Within The Straits There Is A Shoal Some Two
Leagues Off Shore, Which It Is Necessary To Keep Clear From.
From the
straits it is about six leagues to Mokha, where is a good road and fair
ground for vessels to ride in 14 fathoms.
This port is never without
shipping, being a place of great trade, and frequented by caravans from
Sanaa, Mecca, Cairo, and Alexandria. There is good vent here for tin,
iron, lead, cloth, sword-blades, and all kinds of English commodities.

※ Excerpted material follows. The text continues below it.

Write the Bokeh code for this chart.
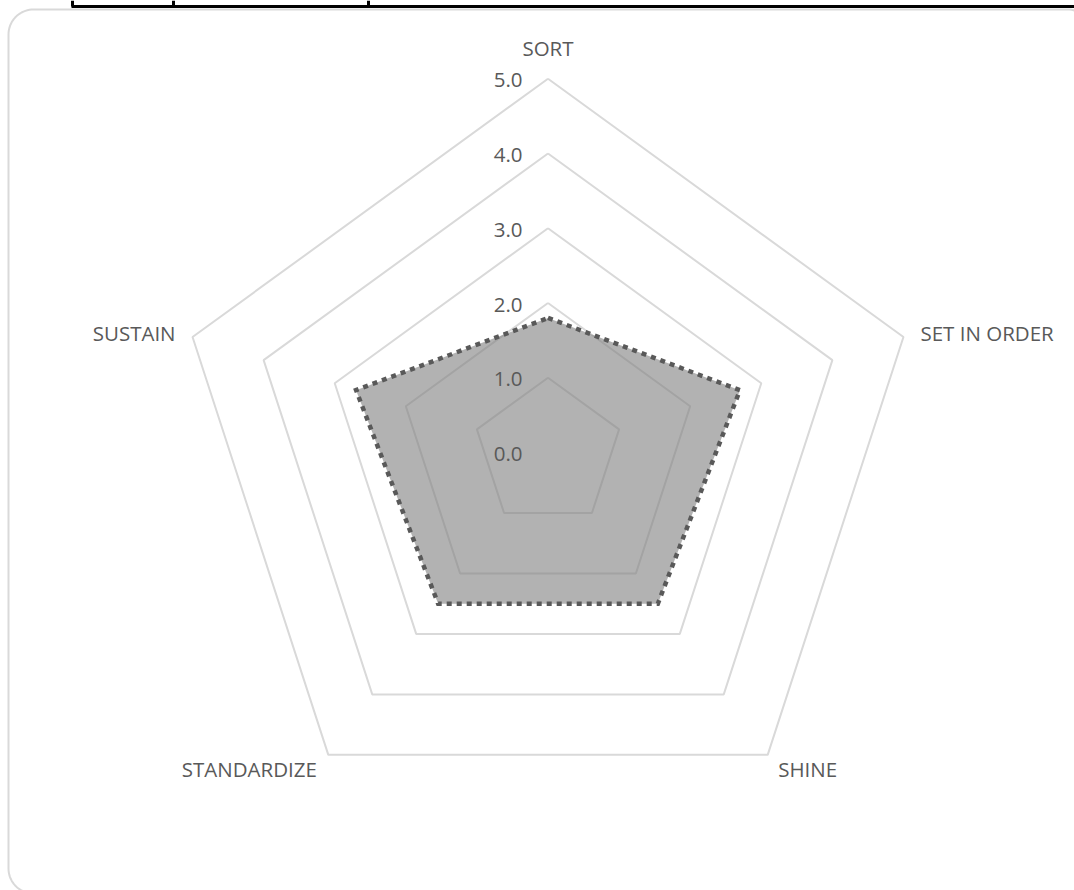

It has a great bazar, or market, every day in the week; and has plenty
of apricots, quinces, dates, grapes, peaches, lemons, and plantains,
which I much wondered at, as the inhabitants told me they had no rain
for seven years before, and yet there was abundance of good corn to be
had at 18d. a bushel. There is such abundance of cattle, sheep, and
goats, that we got an ox for three dollars, and a goat for half a
dollar. Of dolphins, mow-fish, basse, mullets, and other good fish,
there was such plenty, that we could buy as much for 3d. as would
suffice ten men for a meal. The town is under the government of the
Turks, who punish the Arabians severely for any offence, having gallies
for that purpose, otherwise they would be unable to keep them in awe and
under subjection.
[Footnote 288: In the original it is Mockoo, and on the margin Moha, but
these are not the Straits of Mokha, but of Mecca - Astl.